New solutions for the prevention or utilisation of current surplus food and side flows deriving from the food supply chain will likely have monetary and environmental impacts. Based on the methodological framework proposed by “Generic strategy LCA and LCC” (Davis et al. 2017), life cycle assessment (LCA) and life cycle costing (LCC) were applied in two specific case studies, for different supply chains and EU Member States.

The first case study assessed the environmental impacts and cost of the utilisation of food surplus as pig feed through the introduction in UK and France of the processing techniques applied in Japan. Currently, surplus food is managed through a combination of landfill, incineration, composting facilities, and anaerobic digestion. The case study explores the impact of an alternative scenario: heat-treating the food surplus and using it as pig feed.

Greenhouse gas emissions savings of about 1 million tonnes and 2 million tonnes of carbon dioxide equivalents could be reached in the case of UK and France respectively, depending on how much conventional feed is replaced and the transport distances covered by both surplus food and the new feed product. The net cost effect compared to the baseline scenario would be an overall saving of 278 million € (or 250 million £) in the case of UK, thanks to the displacement of conventional feed products, and an increase of 413 million € in the case of France, due to the large distance between food surplus dense areas and pig farming regions.

This alternative scenario is of interest for countries or regions with high amounts of side flows and relatively nearby pig farms. As this option is currently unavailable due to the European legislation (EC 2002) and political concern, this case study provides new and more detailed insights to take into consideration.

The second case study assessed the environmental impacts and cost of freshly produced peaches/nectarines (PN) in a current supply chain compared to a supply chain where the amount of spoiled and overproduced nectarines from farm to retailer were assumed to be 50% lower. Italian and Spanish PN production sold by one UK wholesaler was considered.

Results show that the UK wholesaler is currently selling 1.4 million kg of PN. The total impact of the current supply chains is about 1.37 million kg CO2e/year, equivalent to 0,98 kg CO2e/kg of PN while total life cycle cost is about 3.8 Million €, equivalent to 2.7 €/kg of PN sold. Most of the impacts and costs derive from long-distance transport with climate-controlled trucks, and from PN handling. In total, 0.5 million kg harvested PN were not sold and distributed through the channels they were intended for. Fresh PN were mostly lost at wholesaler at the country of origin and at farm.
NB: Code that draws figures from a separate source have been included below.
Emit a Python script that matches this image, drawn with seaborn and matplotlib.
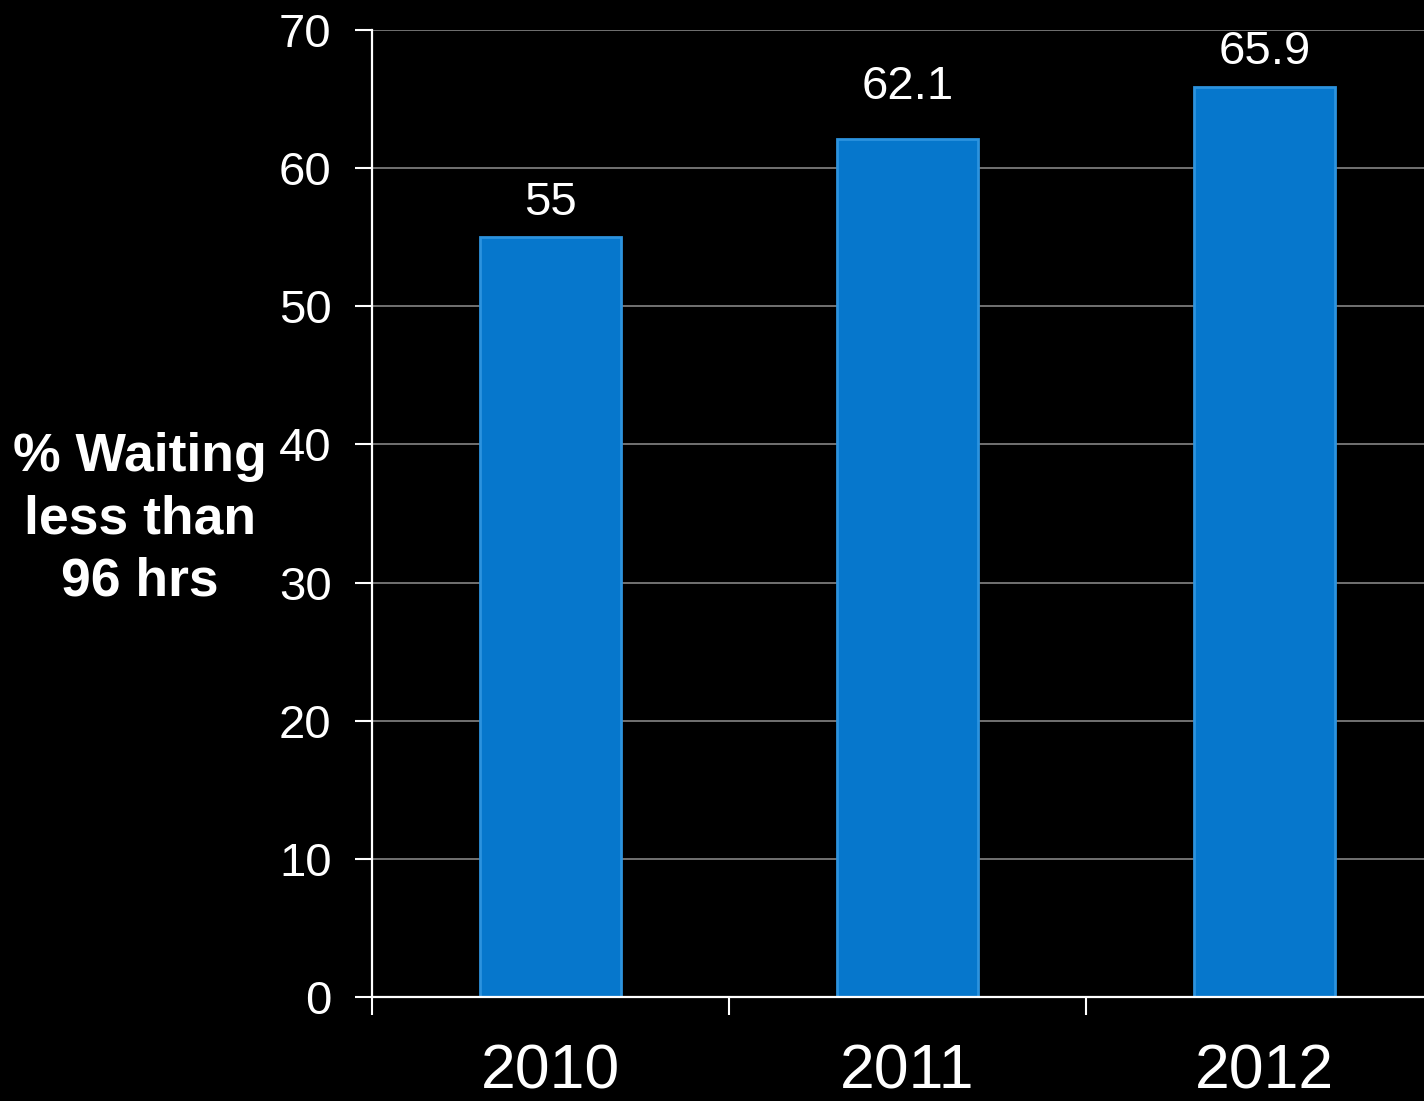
import matplotlib
matplotlib.use("Agg")
import matplotlib.pyplot as plt
import seaborn as sns

# data
years = ["2010", "2011", "2012"]
pct_waiting = [55, 62.1, 65.9]
bar_labels = ["55", "62.1", "65.9"]
y_ticks = [0, 10, 20, 30, 40, 50, 60, 70]


def main():
    sns.set_style("dark")
    plt.rcParams["font.family"] = ["Liberation Sans", "DejaVu Sans"]
    plt.rcParams["figure.facecolor"] = "black"
    plt.rcParams["axes.facecolor"] = "black"

    fig = plt.figure(figsize=(14.24, 11.01), dpi=100)
    ax = fig.add_axes([0.2612, 0.0945, 1.0 - 0.2612, 0.9728 - 0.0945])

    sns.barplot(x=years, y=pct_waiting, color="#0677CC", width=0.395,
                edgecolor="#2C93DE", linewidth=2, saturation=1, ax=ax)

    # value labels above the bars (the middle one sits a bit higher in the original)
    label_pads = [9, 22, 9]
    for bar, txt, pad in zip(ax.patches, bar_labels, label_pads):
        ax.annotate(txt, (bar.get_x() + bar.get_width() / 2, bar.get_height()),
                    xytext=(0, pad), textcoords="offset points",
                    ha="center", va="bottom", fontsize=34, color="white")

    # axes range
    ax.set_ylim(0, 70)
    ax.set_xlim(-0.5, 2.447)
    ax.set_yticks(y_ticks)

    # gridlines and spines
    ax.grid(False)
    ax.yaxis.grid(True, color="#7A7A7A", linewidth=1.3)
    ax.set_axisbelow(True)
    for side in ["top", "right"]:
        ax.spines[side].set_visible(False)
    for side in ["left", "bottom"]:
        ax.spines[side].set_visible(True)
        ax.spines[side].set_color("white")
        ax.spines[side].set_linewidth(1.6)

    # ticks: category boundaries get the tick marks on x
    ax.set_xticks([-0.5, 0.5, 1.5], minor=True)
    ax.tick_params(axis="x", which="minor", length=13, width=1.5,
                   color="white", direction="out", bottom=True)
    ax.tick_params(axis="x", which="major", length=0, pad=33,
                   labelsize=45, labelcolor="white")
    ax.tick_params(axis="y", which="major", length=12, width=1.5,
                   color="white", direction="out", left=True, pad=17,
                   labelsize=34, labelcolor="white")

    ax.set_xlabel("")
    ax.set_ylabel("")
    fig.text(140 / 1424, 1 - 519 / 1101, "% Waiting\nless than\n96 hrs",
             ha="center", va="center", multialignment="center",
             fontsize=38.5, fontweight="bold", color="white", linespacing=1.32)

    fig.savefig("out.png", dpi=100, facecolor="black")


if __name__ == "__main__":
    main()
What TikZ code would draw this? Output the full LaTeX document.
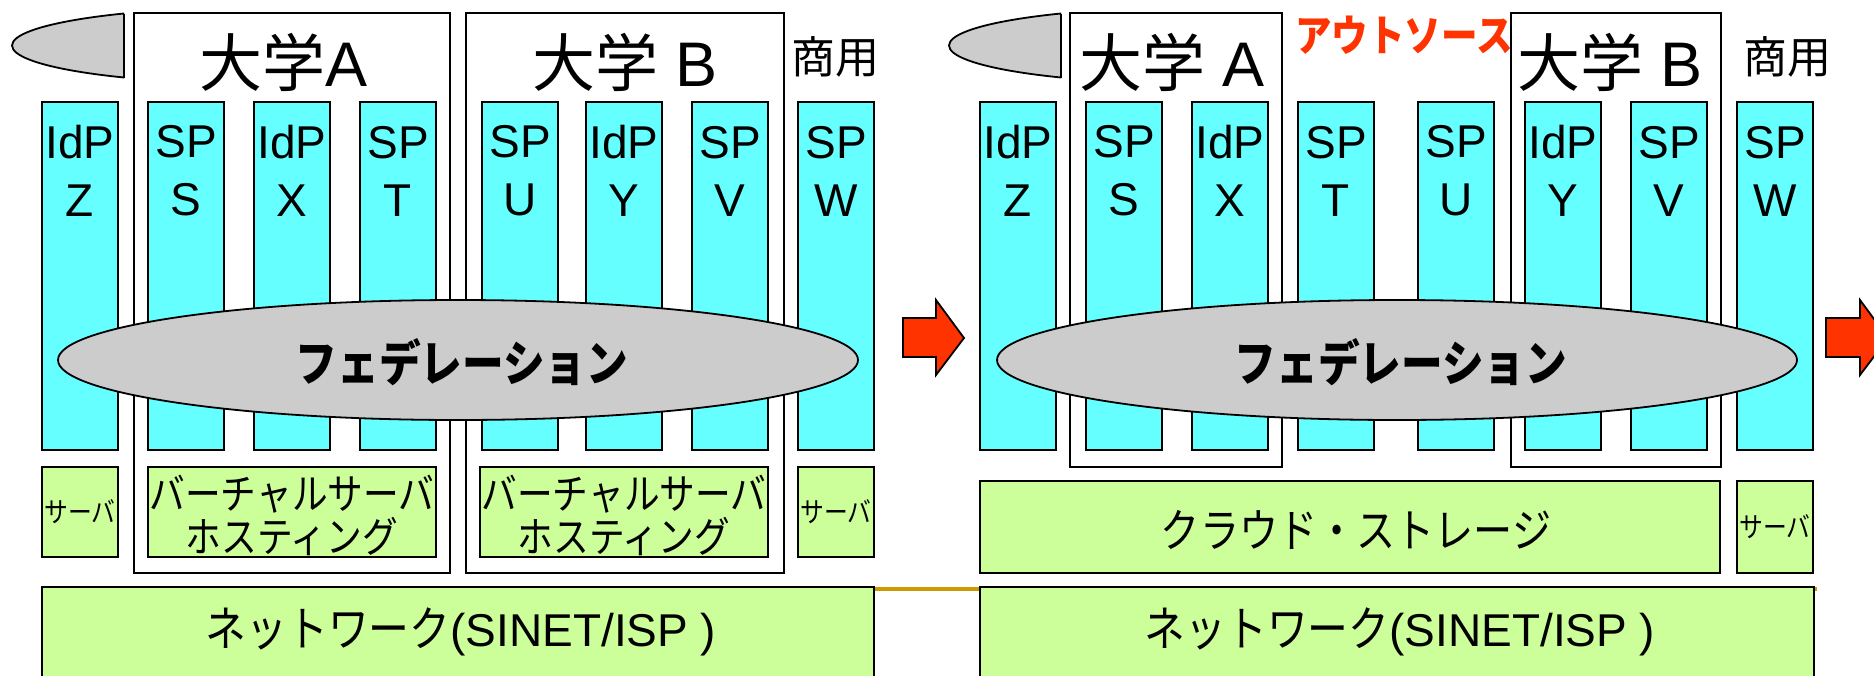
\documentclass[tikz,border=0pt]{standalone}
\usepackage{fontspec}
\setmainfont{Liberation Sans}
\newfontfamily\jp{Noto Sans CJK JP}
\newfontfamily\jk[FakeStretch=0.85]{Noto Sans CJK JP}
\usetikzlibrary{shapes.geometric}
\definecolor{cyanc}{HTML}{66FFFF}
\definecolor{greenc}{HTML}{CCFF99}
\definecolor{grayc}{HTML}{CCCCCC}
\definecolor{redc}{HTML}{FF3300}
\definecolor{goldc}{HTML}{CC9900}
\begin{document}
\begin{tikzpicture}[x=1pt,y=-1pt,
  every node/.style={inner sep=0pt, outer sep=0pt},
  bar/.style={draw=black, line width=1.8pt, fill=cyanc, minimum width=76pt, minimum height=348pt, anchor=north west},
  ubox/.style={draw=black, line width=1.6pt, fill=white, anchor=north west},
  gbox/.style={draw=black, line width=1.8pt, fill=greenc, anchor=north west},
  fed/.style={ellipse, draw=black, line width=1.8pt, fill=grayc, minimum width=800pt, minimum height=120pt},
  barlbl/.style={font=\fontsize{46}{58}\selectfont, align=center},
  unilbl/.style={font=\fontsize{63}{70}\selectfont},
  comlbl/.style={font=\jp\fontsize{44}{50}\selectfont},
  fedlbl/.style={font=\jk\bfseries\fontsize{49}{55}\selectfont},
  vlbl/.style={font=\jk\fontsize{42}{43}\selectfont, align=center},
  slbl/.style={font=\jk\fontsize{28}{30}\selectfont},
  netlbl/.style={font=\fontsize{46}{50}\selectfont},
  cutshape/.style={draw=black, line width=1.8pt, fill=grayc},
  redarrow/.style={draw=black, line width=1.8pt, fill=redc, line join=miter},
]
\useasboundingbox (0,0) rectangle (1874,675);
\clip (0,0) rectangle (1874,675);

% ---------------- left panel ----------------
\node[ubox, minimum width=316pt, minimum height=560pt] (uA1) at (134,13) {};
\node[ubox, minimum width=318pt, minimum height=560pt] (uB1) at (466,13) {};

\node[bar] (bZ1) at (42,102) {};
\node[bar] (bS1) at (148,102) {};
\node[bar] (bX1) at (254,102) {};
\node[bar] (bT1) at (360,102) {};
\node[bar] (bU1) at (482,102) {};
\node[bar] (bY1) at (586,102) {};
\node[bar] (bV1) at (692,102) {};
\node[bar] (bW1) at (798,102) {};

\node[gbox, minimum width=76pt, minimum height=90pt] (gs1) at (42,467) {};
\node[gbox, minimum width=288pt, minimum height=90pt] (gv1) at (148,467) {};
\node[gbox, minimum width=288pt, minimum height=90pt] (gv2) at (480,467) {};
\node[gbox, minimum width=76pt, minimum height=90pt] (gs2) at (798,467) {};

% ---------------- right panel ----------------
\node[ubox, minimum width=212pt, minimum height=454pt] (uA2) at (1070,13) {};
\node[ubox, minimum width=210pt, minimum height=454pt] (uB2) at (1511,13) {};

\node[bar] (bZ2) at (980,102) {};
\node[bar] (bS2) at (1086,102) {};
\node[bar] (bX2) at (1192,102) {};
\node[bar] (bT2) at (1298,102) {};
\node[bar] (bU2) at (1418,102) {};
\node[bar] (bY2) at (1525,102) {};
\node[bar] (bV2) at (1631,102) {};
\node[bar] (bW2) at (1737,102) {};

\node[gbox, minimum width=740pt, minimum height=92pt] (cloud) at (980,481) {};
\node[gbox, minimum width=76pt, minimum height=92pt] (gs3) at (1737,481) {};

% ---------------- network ----------------
\coordinate (n1ne) at (874,589);
\coordinate (n2end) at (1817,589);
\draw[goldc, line width=3.5pt] (n1ne) -- (n2end);
\node[gbox, minimum width=832pt, minimum height=90pt] (n1) at (42,587) {};
\node[gbox, minimum width=834pt, minimum height=90pt] (n2) at (980,587) {};
\node[netlbl] (tn1) at (461,632) {{\jk\fontsize{48}{50}\selectfont ネットワーク}(SINET/ISP )};
\node[netlbl] (tn2) at (1400,632) {{\jk\fontsize{48}{50}\selectfont ネットワーク}(SINET/ISP )};

% ---------------- federation ----------------
\node[fed] (f1) at (458,360) {};
\node[fed] (f2) at (1397,360) {};
\node[fedlbl] (tf1) at (462,362) {フェデレーション};
\node[fedlbl] (tf2) at (1401,362) {フェデレーション};

% ---------------- cut grey shapes ----------------
\begin{scope}
  \clip (0,0) rectangle (124,100);
  \draw[cutshape] (255,45.5) ellipse [x radius=243, y radius=38];
\end{scope}
\draw[line width=1.8pt] (124,13.5) -- (124,77.5);
\begin{scope}
  \clip (900,0) rectangle (1061,100);
  \draw[cutshape] (1192,45.5) ellipse [x radius=243, y radius=38];
\end{scope}
\draw[line width=1.8pt] (1061,13.5) -- (1061,77.5);

% ---------------- arrows ----------------
\draw[redarrow] (903,318) -- (936,318) -- (936,300) -- (964,338) -- (936,375) -- (936,357) -- (903,357) -- cycle;
\draw[redarrow] (1826,318) -- (1860,318) -- (1860,300) -- (1888,338) -- (1860,375) -- (1860,357) -- (1826,357) -- cycle;

% ---------------- labels ----------------
\node[unilbl] (tA1) at (284,62) {{\jp 大学}A};
\node[unilbl] (tB1) at (625,62) {{\jp 大学} B};
\node[comlbl] (tc1) at (835,57) {商用};
\node[unilbl] (tA2) at (1172,62) {{\jp 大学} A};
\node[unilbl] (tB2) at (1610,62) {{\jp 大学} B};
\node[comlbl] (tc2) at (1787,57) {商用};
\node[font=\jk\bfseries\fontsize{43}{45}\selectfont, text=redc] (tout) at (1404,35) {アウトソース};

\node[barlbl] at (80,171) {IdP\\Z};
\node[barlbl] at (186,171) {SP\\S};
\node[barlbl] at (292,171) {IdP\\X};
\node[barlbl] at (398,171) {SP\\T};
\node[barlbl] at (520,171) {SP\\U};
\node[barlbl] at (624,171) {IdP\\Y};
\node[barlbl] at (730,171) {SP\\V};
\node[barlbl] at (836,171) {SP\\W};

\node[barlbl] at (1018,171) {IdP\\Z};
\node[barlbl] at (1124,171) {SP\\S};
\node[barlbl] at (1230,171) {IdP\\X};
\node[barlbl] at (1336,171) {SP\\T};
\node[barlbl] at (1456,171) {SP\\U};
\node[barlbl] at (1563,171) {IdP\\Y};
\node[barlbl] at (1669,171) {SP\\V};
\node[barlbl] at (1775,171) {SP\\W};

\node[slbl] at (gs1.center) {サーバ};
\node[slbl] at (gs2.center) {サーバ};
\node[slbl] at (gs3.center) {サーバ};
\node[vlbl] at ([yshift=-3pt]gv1.center) {バーチャルサーバ\\ホスティング};
\node[vlbl] at ([yshift=-3pt]gv2.center) {バーチャルサーバ\\ホスティング};
\node[font=\jk\fontsize{46}{50}\selectfont] at ([xshift=6pt,yshift=-3pt]cloud.center) {クラウド・ストレージ};
\end{tikzpicture}
\end{document}
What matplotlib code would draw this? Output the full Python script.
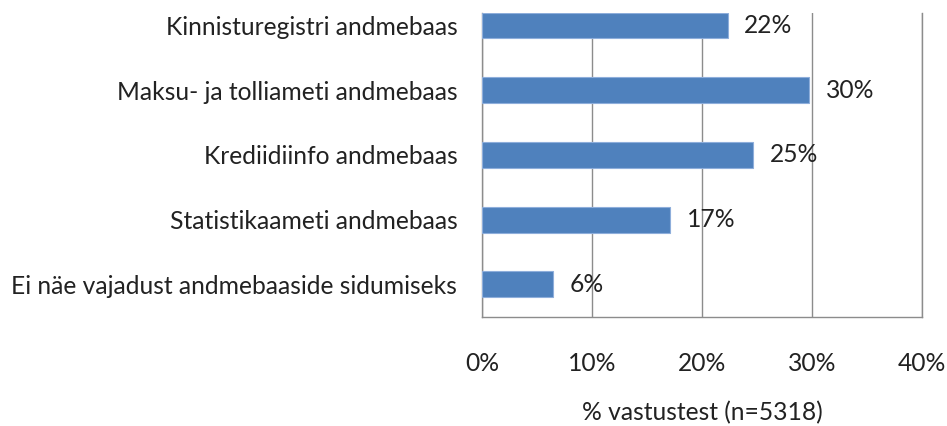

In the prevention scenario, for the same amount of PN (1.4 million kg of PN sold to retail), it is assumed that 50% of the current side flows are prevented and reduced to 0.26 million kg per year (0.18kg per every kg sold). The impact on climate change would in this case decrease to 1.3 million kg CO2e/year, equivalent to a 4% reduction compared to the current PN supply chains. The overall life cycle cost would decrease to 3.7 Million €/year corresponding to a 2.6% reduction in costs.

The results showed that actions to prevent food being lost at the later stages in the supply chain (in this case at the wholesaler in the destination country) should be prioritized since this means less PN shipped per kg of PN sold. Prevention strategies might include actions being taken earlier in the chain, e.g. increased sorting to ship fruit with longer expected shelf life. Such measures could be linked to relaxation of cosmetic standards not related with shelf life (e.g. size) and the promotion of secondary markets for surplus fruits with a short expected shelf life.

The study did not include later stages, retail and consumption (where most side flows occur). This limitation should be the focus of further research.